Dans ce premier chapitre, j'ai voulu
mettre de l'avant ce point de vue en montrant que l'application de chacun des
16 principes contenus dans la Loi sur le développement durable peut
s'avérer bénéfique pour les entités et pour l'ensemble de la société. À titre
d'illustration, prenons le principe de la protection de l'environnement.
Traditionnellement, les mesures de réduction de la pollution ont été associées
à des coûts additionnels pour les organisations. Toutefois, depuis une
vingtaine d'années, il est reconnu que cette contrainte peut être tournée en
avantage. Entre autres choses, réduire la pollution coïncide souvent avec une
meilleure utilisation des ressources. Par exemple, la plupart des mesures d'efficacité
énergétique permettent aux organisations de réduire à la fois leurs coûts et
leur empreinte environnementale.
Pour le chapitre 2, nous avons réalisé
un outil de performance concernant les répercussions des neiges usées sur
l'environnement. Sans surprise, le Québec méridional reçoit annuellement de 200
à 350 cm de neige et les neiges usées qui doivent être retirées des voies
de circulation contiennent plusieurs contaminants, comme des chlorures. Notre
audit vise donc à déterminer si le ministère de l'Environnement et de la Lutte
contre les changements climatiques veille à ce que les neiges usées soient
éliminées de manière à prévenir et à atténuer les répercussions des
contaminants sur l'environnement. Il en a découlé trois grands constats.
D'abord, force est de constater que le
ministère ne détient pas les connaissances nécessaires qui lui permettraient de
soutenir ses décisions et celles des intervenants qui prennent part à la
gestion des neiges usées. Par exemple, le ministère peut difficilement dresser
un portrait fidèle des lieux d'élimination de neige autorisés et en activité à
Québec. De plus, il dispose de peu de données pour évaluer l'impact des
contaminants présents dans les neiges usées sur la qualité des cours d'eau.

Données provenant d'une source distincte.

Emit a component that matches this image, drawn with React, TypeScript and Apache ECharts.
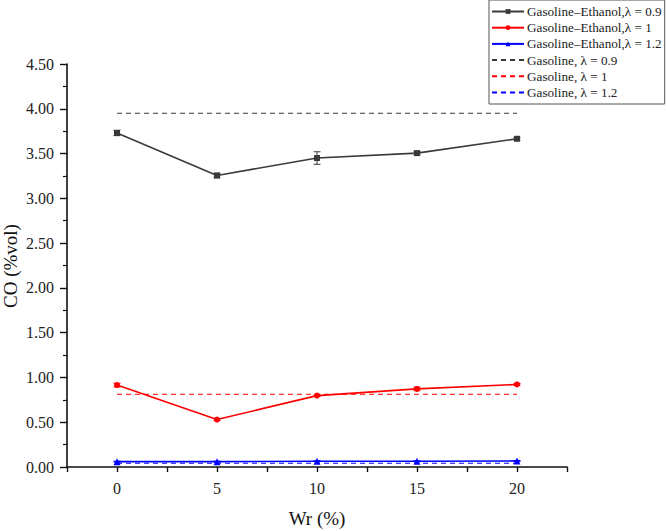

En second lieu, nous constatons que le
ministère ne s'assure pas de l'évolution des pratiques en vigueur de manière à
protéger efficacement les milieux sensibles des contaminants se trouvant dans
les neiges usées. Ainsi, depuis près de 25 ans, le ministère tolère le refoulement
de la neige en bordure des routes, notamment pour la sécurité routière, et ce,
malgré l'impact des contaminants sur les milieux sensibles. De même, depuis
près de 10 ans, les directions régionales du ministère n'interviennent pas
lorsque la neige est poussée ou soufflée sur la rive ou le littoral d'un cours
d'eau lors d'opérations de déneigement réalisées par les municipalités ou par
le ministère des Transports du Québec. Pourtant, le ministère de
l'Environnement lui-même affirme qu'il s'agit d'une pratique inacceptable et
constituant une infraction à l'article 20 de la Loi sur la qualité de
l'environnement.
Notre troisième constat est à l'effet que
le ministère de l'Environnement ne s'assure pas que ses activités de contrôle
des lieux d'élimination de neige permettent de prévenir et d'atténuer les
répercussions des contaminants sur l'environnement. Ainsi, depuis le
1er avril 2014, les directions régionales du ministère n'exercent qu'une
faible surveillance des lieux d'élimination de neige autorisés. De plus, au
moment de notre analyse, elles n'étaient pas en mesure de confirmer un retour à
la conformité pour la majorité des manquements qu'elles ont elles-mêmes
relevés.
Notre troisième chapitre a pour but de
déterminer si le ministère de l'Agriculture, des Pêcheries et de l'Alimentation
du Québec, donc, le MAPAQ, met en oeuvre les mesures nécessaires pour que les
consommateurs aient accès à une information fiable sur les étiquettes leur
permettant de prendre des décisions d'achat éclairées quant à leur
alimentation.
Nous avons également évalué si Aliments du
Québec, qui a pour mission de promouvoir les produits québécois, s'assure de la
provenance des produits qui porte ses marques de certification.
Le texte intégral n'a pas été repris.